Task instructions:
Transcribe only the part of the material below that begins at the line containing "Clone this chart in Plotly." and ends at the line containing "y_ticks = [40, 60, 80, 100, 120, 140, 160, 180, 200]", with both kept and images left out.

BEGIN Data provided

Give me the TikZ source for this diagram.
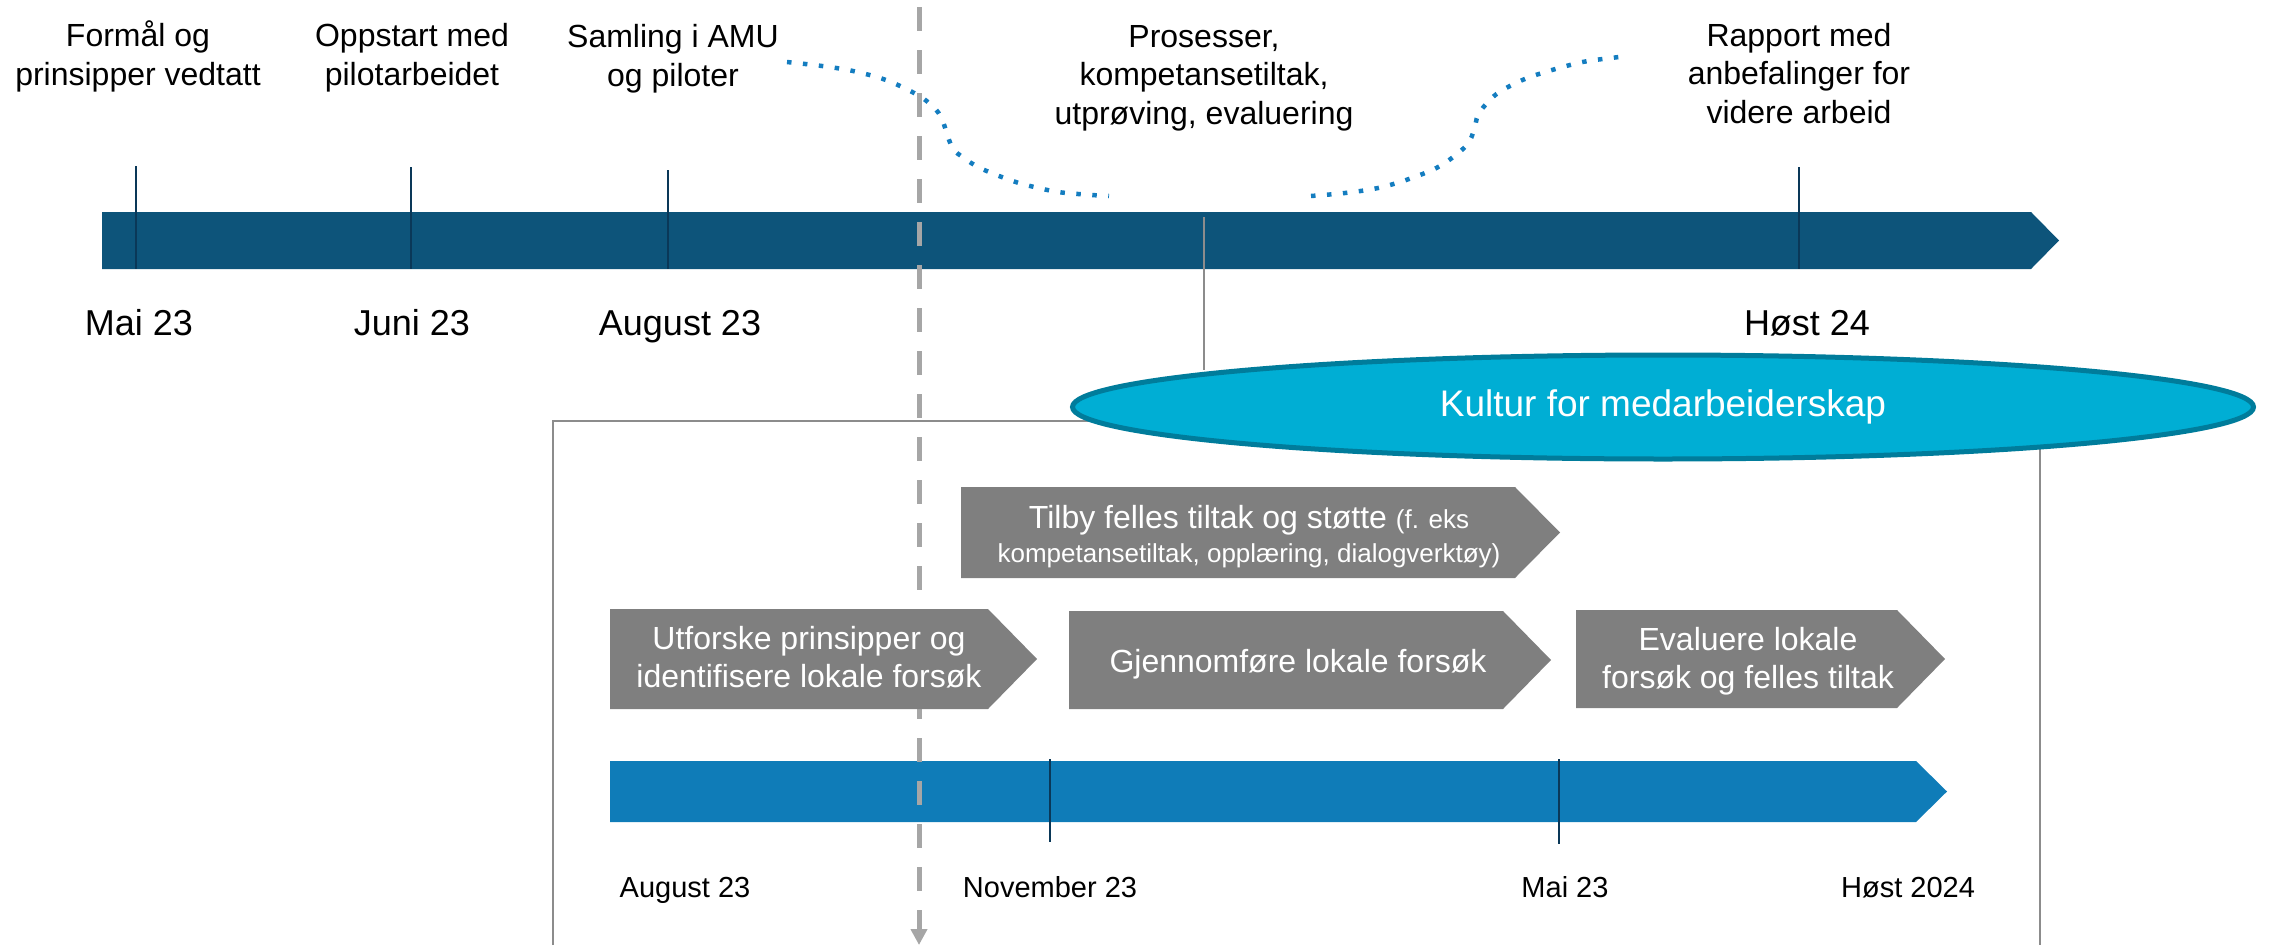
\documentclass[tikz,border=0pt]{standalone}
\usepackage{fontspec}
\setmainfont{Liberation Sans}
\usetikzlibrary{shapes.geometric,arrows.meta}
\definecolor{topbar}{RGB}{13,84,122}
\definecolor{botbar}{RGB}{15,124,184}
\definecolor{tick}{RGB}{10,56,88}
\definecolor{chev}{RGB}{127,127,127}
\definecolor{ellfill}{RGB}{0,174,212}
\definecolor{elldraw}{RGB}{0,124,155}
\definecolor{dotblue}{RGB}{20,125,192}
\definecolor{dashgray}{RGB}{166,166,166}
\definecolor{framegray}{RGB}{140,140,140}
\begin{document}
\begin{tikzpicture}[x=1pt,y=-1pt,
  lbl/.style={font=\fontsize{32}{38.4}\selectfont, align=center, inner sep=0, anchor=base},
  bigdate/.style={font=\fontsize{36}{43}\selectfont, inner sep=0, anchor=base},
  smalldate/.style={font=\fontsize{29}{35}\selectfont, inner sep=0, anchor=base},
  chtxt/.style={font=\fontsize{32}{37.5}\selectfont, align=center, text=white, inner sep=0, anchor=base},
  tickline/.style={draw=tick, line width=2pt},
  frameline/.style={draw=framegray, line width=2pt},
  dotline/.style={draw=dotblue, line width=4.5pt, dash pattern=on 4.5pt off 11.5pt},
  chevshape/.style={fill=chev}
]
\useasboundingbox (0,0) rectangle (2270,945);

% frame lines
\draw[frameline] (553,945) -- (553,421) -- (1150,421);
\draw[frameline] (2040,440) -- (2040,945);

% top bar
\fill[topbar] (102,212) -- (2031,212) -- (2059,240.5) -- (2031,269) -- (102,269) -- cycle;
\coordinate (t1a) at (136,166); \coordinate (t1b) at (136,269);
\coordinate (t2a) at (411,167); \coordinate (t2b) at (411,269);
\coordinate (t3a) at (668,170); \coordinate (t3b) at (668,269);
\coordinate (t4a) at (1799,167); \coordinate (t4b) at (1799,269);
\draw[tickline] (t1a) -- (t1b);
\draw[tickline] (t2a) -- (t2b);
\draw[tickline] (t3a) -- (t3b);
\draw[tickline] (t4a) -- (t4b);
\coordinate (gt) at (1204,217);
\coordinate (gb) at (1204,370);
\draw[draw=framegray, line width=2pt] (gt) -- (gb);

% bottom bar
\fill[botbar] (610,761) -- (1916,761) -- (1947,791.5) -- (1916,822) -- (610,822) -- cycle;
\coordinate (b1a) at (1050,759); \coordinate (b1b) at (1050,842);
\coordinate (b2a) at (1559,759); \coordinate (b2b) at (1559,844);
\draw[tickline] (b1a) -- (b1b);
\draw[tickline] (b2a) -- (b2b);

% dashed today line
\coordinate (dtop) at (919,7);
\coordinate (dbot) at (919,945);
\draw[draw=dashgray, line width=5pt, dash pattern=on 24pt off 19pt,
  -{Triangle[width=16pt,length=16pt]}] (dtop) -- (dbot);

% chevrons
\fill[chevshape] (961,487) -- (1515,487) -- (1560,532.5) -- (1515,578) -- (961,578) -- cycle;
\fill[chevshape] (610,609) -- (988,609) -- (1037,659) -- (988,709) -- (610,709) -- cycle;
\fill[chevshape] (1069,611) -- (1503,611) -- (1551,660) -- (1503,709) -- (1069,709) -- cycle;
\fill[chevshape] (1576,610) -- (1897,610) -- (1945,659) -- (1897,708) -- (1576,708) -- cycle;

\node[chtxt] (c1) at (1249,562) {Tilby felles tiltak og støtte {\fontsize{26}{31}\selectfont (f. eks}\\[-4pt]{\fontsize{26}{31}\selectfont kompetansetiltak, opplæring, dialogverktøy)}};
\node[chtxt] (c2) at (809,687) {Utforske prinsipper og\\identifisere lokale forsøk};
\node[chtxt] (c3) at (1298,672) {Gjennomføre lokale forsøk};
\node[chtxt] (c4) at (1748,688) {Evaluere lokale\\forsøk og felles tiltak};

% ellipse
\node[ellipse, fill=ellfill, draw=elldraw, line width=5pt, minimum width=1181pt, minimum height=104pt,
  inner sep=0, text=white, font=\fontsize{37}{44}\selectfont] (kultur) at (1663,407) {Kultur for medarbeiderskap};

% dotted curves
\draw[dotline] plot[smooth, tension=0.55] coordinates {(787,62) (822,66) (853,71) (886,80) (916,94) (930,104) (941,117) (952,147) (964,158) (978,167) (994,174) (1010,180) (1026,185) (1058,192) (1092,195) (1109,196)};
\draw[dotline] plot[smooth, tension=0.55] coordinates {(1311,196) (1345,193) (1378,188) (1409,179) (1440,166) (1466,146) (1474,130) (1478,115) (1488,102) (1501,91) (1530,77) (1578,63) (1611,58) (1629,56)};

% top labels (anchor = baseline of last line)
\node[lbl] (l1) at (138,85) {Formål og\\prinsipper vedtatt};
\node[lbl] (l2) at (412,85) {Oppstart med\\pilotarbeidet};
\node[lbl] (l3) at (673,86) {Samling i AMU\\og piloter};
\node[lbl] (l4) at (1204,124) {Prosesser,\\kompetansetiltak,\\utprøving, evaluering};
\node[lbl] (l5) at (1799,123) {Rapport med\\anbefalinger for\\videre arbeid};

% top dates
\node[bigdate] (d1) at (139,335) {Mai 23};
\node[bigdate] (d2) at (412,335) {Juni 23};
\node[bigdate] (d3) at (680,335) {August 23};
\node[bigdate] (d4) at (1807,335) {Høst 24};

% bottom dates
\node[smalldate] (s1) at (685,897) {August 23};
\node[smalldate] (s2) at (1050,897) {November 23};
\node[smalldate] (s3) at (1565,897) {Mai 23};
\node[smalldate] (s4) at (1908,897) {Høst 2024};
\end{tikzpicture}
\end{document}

END Data provided
BEGIN Data provided

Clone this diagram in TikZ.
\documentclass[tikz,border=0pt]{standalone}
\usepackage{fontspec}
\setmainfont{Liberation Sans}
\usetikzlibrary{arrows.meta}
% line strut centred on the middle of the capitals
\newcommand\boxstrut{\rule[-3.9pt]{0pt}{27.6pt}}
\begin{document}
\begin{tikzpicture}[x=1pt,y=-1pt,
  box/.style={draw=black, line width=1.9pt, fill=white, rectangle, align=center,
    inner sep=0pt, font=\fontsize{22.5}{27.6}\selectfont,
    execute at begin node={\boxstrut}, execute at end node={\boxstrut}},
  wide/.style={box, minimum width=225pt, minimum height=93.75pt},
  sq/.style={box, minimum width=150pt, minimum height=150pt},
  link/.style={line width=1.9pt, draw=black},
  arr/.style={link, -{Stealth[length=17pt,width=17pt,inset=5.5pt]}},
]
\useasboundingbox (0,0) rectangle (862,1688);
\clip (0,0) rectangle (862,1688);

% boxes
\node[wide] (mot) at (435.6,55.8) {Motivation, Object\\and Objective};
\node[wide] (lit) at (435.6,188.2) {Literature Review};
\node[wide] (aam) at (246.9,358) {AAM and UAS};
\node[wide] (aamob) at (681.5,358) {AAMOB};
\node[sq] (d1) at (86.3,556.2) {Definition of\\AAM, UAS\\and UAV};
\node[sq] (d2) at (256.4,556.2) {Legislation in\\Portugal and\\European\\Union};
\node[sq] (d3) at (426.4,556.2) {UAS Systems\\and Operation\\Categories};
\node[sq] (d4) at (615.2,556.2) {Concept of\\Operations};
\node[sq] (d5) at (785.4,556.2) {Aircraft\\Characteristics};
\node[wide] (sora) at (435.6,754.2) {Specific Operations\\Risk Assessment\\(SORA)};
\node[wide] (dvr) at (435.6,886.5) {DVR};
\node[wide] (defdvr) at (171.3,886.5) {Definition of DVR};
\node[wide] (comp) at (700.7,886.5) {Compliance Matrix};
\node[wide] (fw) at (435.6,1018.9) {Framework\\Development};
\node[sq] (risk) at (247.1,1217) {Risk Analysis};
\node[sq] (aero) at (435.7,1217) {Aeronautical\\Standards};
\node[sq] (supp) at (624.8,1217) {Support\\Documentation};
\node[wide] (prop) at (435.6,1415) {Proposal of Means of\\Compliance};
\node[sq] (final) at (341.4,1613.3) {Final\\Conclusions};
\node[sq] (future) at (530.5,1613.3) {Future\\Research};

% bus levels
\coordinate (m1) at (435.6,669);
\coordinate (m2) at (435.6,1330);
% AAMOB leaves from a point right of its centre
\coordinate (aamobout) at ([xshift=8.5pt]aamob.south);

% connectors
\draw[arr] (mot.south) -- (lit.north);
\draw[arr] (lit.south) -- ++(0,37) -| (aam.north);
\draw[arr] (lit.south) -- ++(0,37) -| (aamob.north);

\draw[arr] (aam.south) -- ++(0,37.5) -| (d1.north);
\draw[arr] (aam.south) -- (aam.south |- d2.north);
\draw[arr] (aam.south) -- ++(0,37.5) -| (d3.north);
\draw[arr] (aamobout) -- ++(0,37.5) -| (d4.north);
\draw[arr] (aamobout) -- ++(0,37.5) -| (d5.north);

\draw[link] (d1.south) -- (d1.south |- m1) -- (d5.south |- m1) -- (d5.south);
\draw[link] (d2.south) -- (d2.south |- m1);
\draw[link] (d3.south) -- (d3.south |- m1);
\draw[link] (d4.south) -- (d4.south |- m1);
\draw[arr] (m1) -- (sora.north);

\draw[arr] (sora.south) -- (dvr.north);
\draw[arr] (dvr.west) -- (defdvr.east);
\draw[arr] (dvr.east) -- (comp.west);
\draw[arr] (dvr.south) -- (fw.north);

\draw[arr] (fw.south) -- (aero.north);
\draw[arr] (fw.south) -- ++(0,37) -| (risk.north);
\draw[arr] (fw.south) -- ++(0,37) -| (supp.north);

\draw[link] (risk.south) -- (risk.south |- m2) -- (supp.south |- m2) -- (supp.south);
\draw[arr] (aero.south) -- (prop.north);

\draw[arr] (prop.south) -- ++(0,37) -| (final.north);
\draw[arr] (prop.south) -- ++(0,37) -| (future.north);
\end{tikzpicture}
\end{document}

END Data provided
BEGIN Data provided

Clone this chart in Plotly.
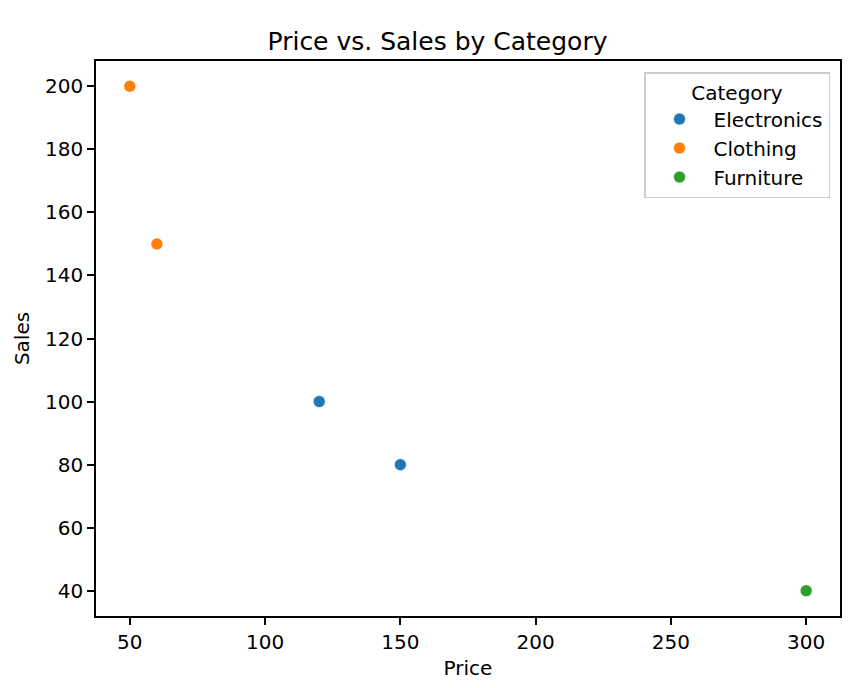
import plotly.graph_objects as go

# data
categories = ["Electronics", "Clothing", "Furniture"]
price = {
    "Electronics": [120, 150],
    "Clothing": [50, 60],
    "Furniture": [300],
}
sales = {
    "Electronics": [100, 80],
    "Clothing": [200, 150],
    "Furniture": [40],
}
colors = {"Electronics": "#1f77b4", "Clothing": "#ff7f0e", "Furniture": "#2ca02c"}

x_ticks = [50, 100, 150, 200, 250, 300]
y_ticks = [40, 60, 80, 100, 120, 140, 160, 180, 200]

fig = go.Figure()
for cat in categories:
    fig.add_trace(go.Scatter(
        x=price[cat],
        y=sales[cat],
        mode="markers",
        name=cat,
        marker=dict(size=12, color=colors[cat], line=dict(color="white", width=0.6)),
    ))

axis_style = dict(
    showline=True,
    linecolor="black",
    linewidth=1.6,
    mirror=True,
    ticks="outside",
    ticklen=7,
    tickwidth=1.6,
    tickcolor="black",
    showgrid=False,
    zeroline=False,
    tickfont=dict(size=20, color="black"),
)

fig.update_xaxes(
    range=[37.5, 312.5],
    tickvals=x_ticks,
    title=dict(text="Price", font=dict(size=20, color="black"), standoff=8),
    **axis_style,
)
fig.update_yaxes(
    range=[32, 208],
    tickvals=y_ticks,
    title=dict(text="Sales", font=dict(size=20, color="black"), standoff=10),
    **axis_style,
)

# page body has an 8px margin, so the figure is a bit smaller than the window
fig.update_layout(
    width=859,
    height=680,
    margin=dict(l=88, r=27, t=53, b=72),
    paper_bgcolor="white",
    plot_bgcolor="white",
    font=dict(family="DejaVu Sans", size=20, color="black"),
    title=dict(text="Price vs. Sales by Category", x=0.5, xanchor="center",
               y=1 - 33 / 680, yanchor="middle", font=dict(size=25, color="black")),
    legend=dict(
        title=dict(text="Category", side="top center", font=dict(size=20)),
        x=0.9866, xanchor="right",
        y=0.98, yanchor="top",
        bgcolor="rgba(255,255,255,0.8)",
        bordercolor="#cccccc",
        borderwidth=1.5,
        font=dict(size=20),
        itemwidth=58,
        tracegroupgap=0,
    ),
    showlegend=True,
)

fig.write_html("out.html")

END Data provided

Solution:
Clone this chart in Plotly.
import plotly.graph_objects as go

# data
categories = ["Electronics", "Clothing", "Furniture"]
price = {
    "Electronics": [120, 150],
    "Clothing": [50, 60],
    "Furniture": [300],
}
sales = {
    "Electronics": [100, 80],
    "Clothing": [200, 150],
    "Furniture": [40],
}
colors = {"Electronics": "#1f77b4", "Clothing": "#ff7f0e", "Furniture": "#2ca02c"}

x_ticks = [50, 100, 150, 200, 250, 300]
y_ticks = [40, 60, 80, 100, 120, 140, 160, 180, 200]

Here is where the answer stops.